最も大きな利点は、空き状況の確認や予約受付に関する電話対応が不要になったことです。死亡届や許可書の発行など確認する時間を考慮して、直前の予約はシステムでは受け付けていないため、電話対応となりますが、通常のシステムを利用した予約については一切電話が鳴らなくなり、大変助かっています。
「Seagull-LC 斎場予約システム」パッケージ機能について
今回平塚市では基本的にパッケージ標準(カスタマイズがほとんどないもの)を導入しておりますが、実際に使われてみて機能に対する満足度はいかがですか?
パッケージ標準の機能でも予約受付や葬祭業者へのお知らせがスムーズに行え、特に不満はありません。導入における打ち合わせでも、こちらの要望がパッケージ標準の機能で十分に備わっており、YECから「できません」と言われることはありませんでした。標準機能の範囲内で要望を実現してもらえたと感じています。運用していく中で新たに気づいた点もありますので、今後、相談できればと思っています。
先輩ユーザーからのアドバイス
現在、斎場施設向けのシステム導入を検討している自治体に「先輩ユーザー」としてアドバイスをいただけますか?

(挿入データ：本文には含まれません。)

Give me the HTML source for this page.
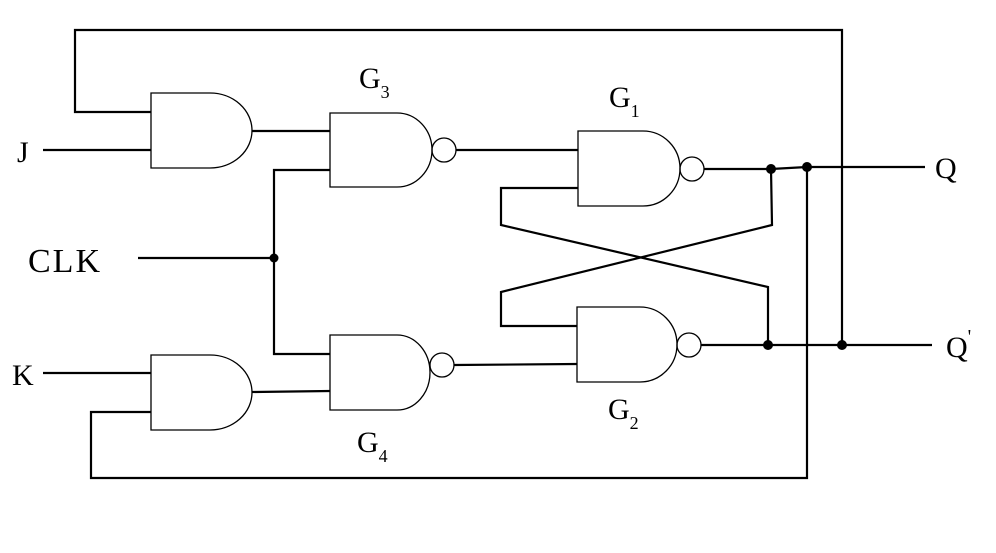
<!DOCTYPE html>
<html><head><style>body{margin:0;background:#fff}svg{display:block}text{font-family:"Liberation Serif",serif;fill:#000}</style></head><body>
<svg width="996" height="553" viewBox="0 0 996 553" xmlns="http://www.w3.org/2000/svg">
<g fill="none" stroke="#000" stroke-width="2.2">
<path stroke-width="1.3" d="M151 93 H210 A42 37.5 0 0 1 210 168 H151 Z"/>
<path stroke-width="1.3" d="M151 355 H210 A42 37.5 0 0 1 210 430 H151 Z"/>
<path stroke-width="1.3" d="M330 113 H397 A35 37 0 0 1 397 187 H330 Z"/>
<path stroke-width="1.3" d="M330 335 H397 A33 37.5 0 0 1 397 410 H330 Z"/>
<path stroke-width="1.3" d="M578 131 H643 A37 37.5 0 0 1 643 206 H578 Z"/>
<path stroke-width="1.3" d="M577 307 H640 A37 37.5 0 0 1 640 382 H577 Z"/>
<circle stroke-width="1.3" cx="444" cy="150" r="12"/>
<circle stroke-width="1.3" cx="442" cy="365" r="12"/>
<circle stroke-width="1.3" cx="692" cy="169" r="12"/>
<circle stroke-width="1.3" cx="689" cy="345" r="12"/>
<path d="M151 112 H75 V30 H842 V345"/>
<path d="M43 150 H151"/>
<path d="M252 131 H330"/>
<path d="M138 258 H274"/>
<path d="M330 170 H274 V354 H330"/>
<path d="M43 373 H151"/>
<path d="M252 392 L330 391"/>
<path d="M151 412 H91 V478 H807 V167"/>
<path d="M456 150 H578"/>
<path d="M454 365 L577 364"/>
<path d="M704 169 H771 L807 167 H925"/>
<path d="M578 188 H501 V225 L768 287 V345"/>
<path d="M771 169 L772 225 L501 292 V326 H577"/>
<path d="M701 345 H932"/>
</g>
<g fill="#000">
<circle cx="274" cy="258" r="4.5"/>
<circle cx="771" cy="169" r="5"/>
<circle cx="807" cy="167" r="5"/>
<circle cx="768" cy="345" r="5"/>
<circle cx="842" cy="345" r="5"/>
</g>
<text x="17" y="162" font-size="30">J</text>
<text x="12" y="385" font-size="30">K</text>
<text x="28" y="272" font-size="34" letter-spacing="2">CLK</text>
<text x="359" y="88" font-size="30">G<tspan font-size="18" dy="10">3</tspan></text>
<text x="609" y="107" font-size="30">G<tspan font-size="18" dy="10">1</tspan></text>
<text x="608" y="419" font-size="30">G<tspan font-size="18" dy="10">2</tspan></text>
<text x="357" y="452" font-size="30">G<tspan font-size="18" dy="10">4</tspan></text>
<text x="935" y="178" font-size="30">Q</text>
<text x="946" y="357" font-size="30">Q<tspan font-size="20" dy="-14">'</tspan></text>
</svg>
</body></html>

現在、「電話予約+手書き」で運用をされている場合は、事務負担が大きいと感じているかと思いますので、システム導入を検討する価値はあると思います。斎場施設向けのシステムにはサイネージなどの運用システムもありますが、当市では予約システムのみの導入であっても、導入前に比べて事務負担が大幅に軽減されました。空き状況の確認や予約受付業務に負担を感じているようであれば、システム導入を検討してみると良いかもしれません。
ワイイーシーソリューションズへの今後の期待
システムやYECに関して、もっとこうだと良いな、と思う点があれば教えてください。
「Seagull-LC斎場予約システム」は、機能が簡潔でわかりやすく、非常に使いやすいシステムだと感じています。一方で、管理メニューにおいては、ユーザーに付与されている権限がやや限られている印象も感じました。しかし、導入前に希望していた機能はすべて網羅されており、特にこれ以上の要望はありません。今後、システム運用の中で新たな気づきや機能に関する要望があれば、ぜひ相談していきたいと思っています。

お忙しい中、貴重なお話をありがとうございました。